The economic risks the framework seeks to address are significant. Climate change is projected to cause $12.5 trillion in global economic losses by 2050, with Africa among the regions most exposed. Between 2001 and 2021, more than half of public health emergencies recorded on the continent were climate-related, amplifying healthcare costs in countries already constrained by weak infrastructure and limited insurance coverage. By embedding climate resilience into health systems, the framework aims to reduce the long-term fiscal shocks caused by recurring outbreaks and disasters.
This push comes at a critical juncture in financing. African countries face an estimated $7–$15 billion annual gap to build climate-resilient health systems, even as official development assistance for health is projected to fall by up to 70% between 2021 and 2025. In response, Africa CDC is encouraging a shift toward domestic resource mobilisation, including renewed commitment to the Abuja Declaration, which calls for allocating 15% of national budgets to health.
The framework’s $482.5 million budget prioritises preparedness and system-building.

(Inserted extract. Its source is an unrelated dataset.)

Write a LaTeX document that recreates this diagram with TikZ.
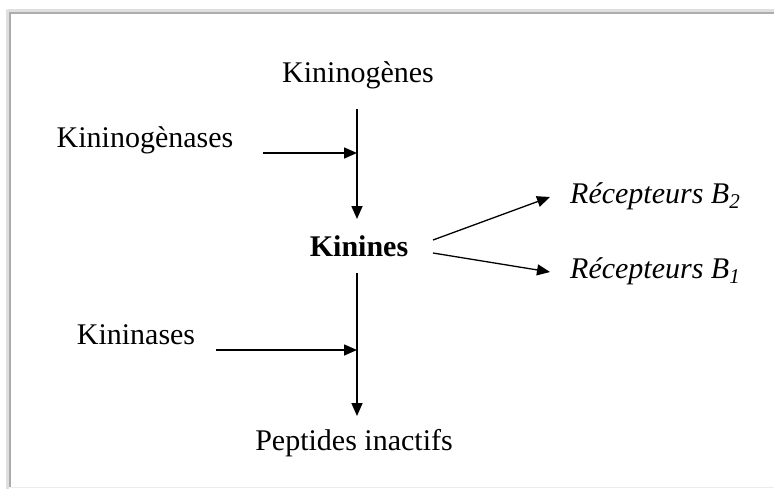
\documentclass[tikz,border=0pt]{standalone}
\usepackage{fontspec}
\setmainfont{Liberation Serif}
\usetikzlibrary{arrows.meta}
\begin{document}
\begin{tikzpicture}[x=1pt,y=-1pt,
  lbl/.style={font=\fontsize{30}{35}\selectfont, inner sep=0pt, anchor=base},
  flow/.style={line width=1.6pt, -{Triangle[length=13pt,width=11pt]}},
  plain/.style={line width=1.6pt}]
\useasboundingbox (0,0) rectangle (774,488);
% frame with a soft shadow
\fill[white] (0,0) rectangle (774,488);
\draw[gray!25, line width=3pt] (7,10) -- (7,490);
\draw[gray!25, line width=3pt] (7,10) -- (780,10);
\draw[gray!65, line width=1.4pt] (10,487) -- (10,13) -- (780,13);
\draw[gray!15, line width=1pt] (10,487) -- (780,487);

% labels
\node[lbl] (kgn) at (358,82) {Kininogènes};
\node[lbl] (kgnase) at (145,147) {Kininogènases};
\node[lbl, font=\fontsize{30}{35}\selectfont\bfseries] (kin) at (359,256) {Kinines};
\node[lbl] (kase) at (136,344) {Kininases};
\node[lbl] (pep) at (354,450) {Peptides inactifs};
\begin{scope}
\clip (560,150) rectangle (742,300);
\node[lbl, anchor=base west, font=\fontsize{30}{35}\selectfont\itshape] (rb2) at (570,203) {Récepteurs B\textsubscript{2}};
\node[lbl, anchor=base west, font=\fontsize{30}{35}\selectfont\itshape] (rb1) at (570,278) {Récepteurs B\textsubscript{1}};
\end{scope}

% connection points
\coordinate (v1top) at (357,109);
\coordinate (v1bot) at (357,219);
\coordinate (j1) at (357,153);
\coordinate (h1) at (263,153);
\coordinate (v2top) at (357,273);
\coordinate (v2bot) at (357,416);
\coordinate (j2) at (357,350);
\coordinate (h2) at (216,350);
\coordinate (kr) at (433,240);
\coordinate (kr2) at (433,253);
\coordinate (t2) at (550,197);
\coordinate (t1) at (550,272);

% connectors
\draw[flow] (v1top) -- (v1bot);
\draw[flow] (h1) -- (j1);
\draw[flow] (v2top) -- (v2bot);
\draw[flow] (h2) -- (j2);
\draw[flow, line width=1.3pt] (kr) -- (t2);
\draw[flow, line width=1.3pt] (kr2) -- (t1);
\end{tikzpicture}
\end{document}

Key allocations include $121.5 million for public health emergency and disaster response and $100 million for national health systems strengthening, targeting climate-smart infrastructure, medical supply chains, waste management and the stockpiling of essential countermeasures such as vaccines and diagnostics.
To guide investment decisions, Africa CDC has narrowed its focus to five climate-sensitive health risks with the highest public health and economic impact: vector-borne diseases, heatwaves, food insecurity, waterborne diseases and airborne illnesses. The economic burden is already evident; Nigeria alone spends an estimated $2.4 billion annually on malaria treatment, costs expected to rise as climate conditions expand mosquito habitats across the region.
A central pillar of the framework is Innovative Financing, which seeks to align health priorities with climate finance instruments. Proposed mechanisms include climate-health bonds, solidarity levies and structured public-private partnerships, designed to attract private capital while maintaining public oversight. The goal is to move health financing away from unpredictable emergency funding toward longer-term, investable programmes.
Predictability is further reinforced through a continent-wide governance architecture involving a Steering Committee, Technical Working Groups and Regional Coordination Centres. These structures aim to improve accountability, reduce fragmentation and align donor and domestic spending. An African Health Financing Scorecard will be used to track progress and results across member states.
By standardising priorities and financing approaches, the African Union is positioning climate-health resilience as a planning and investment issue rather than just a humanitarian concern. Africa CDC Director General Dr Jean Kaseya has described the framework as a shift toward self-reliance, signalling a future in which African countries invest more consistently in protecting their populations and economies from climate-driven health shocks.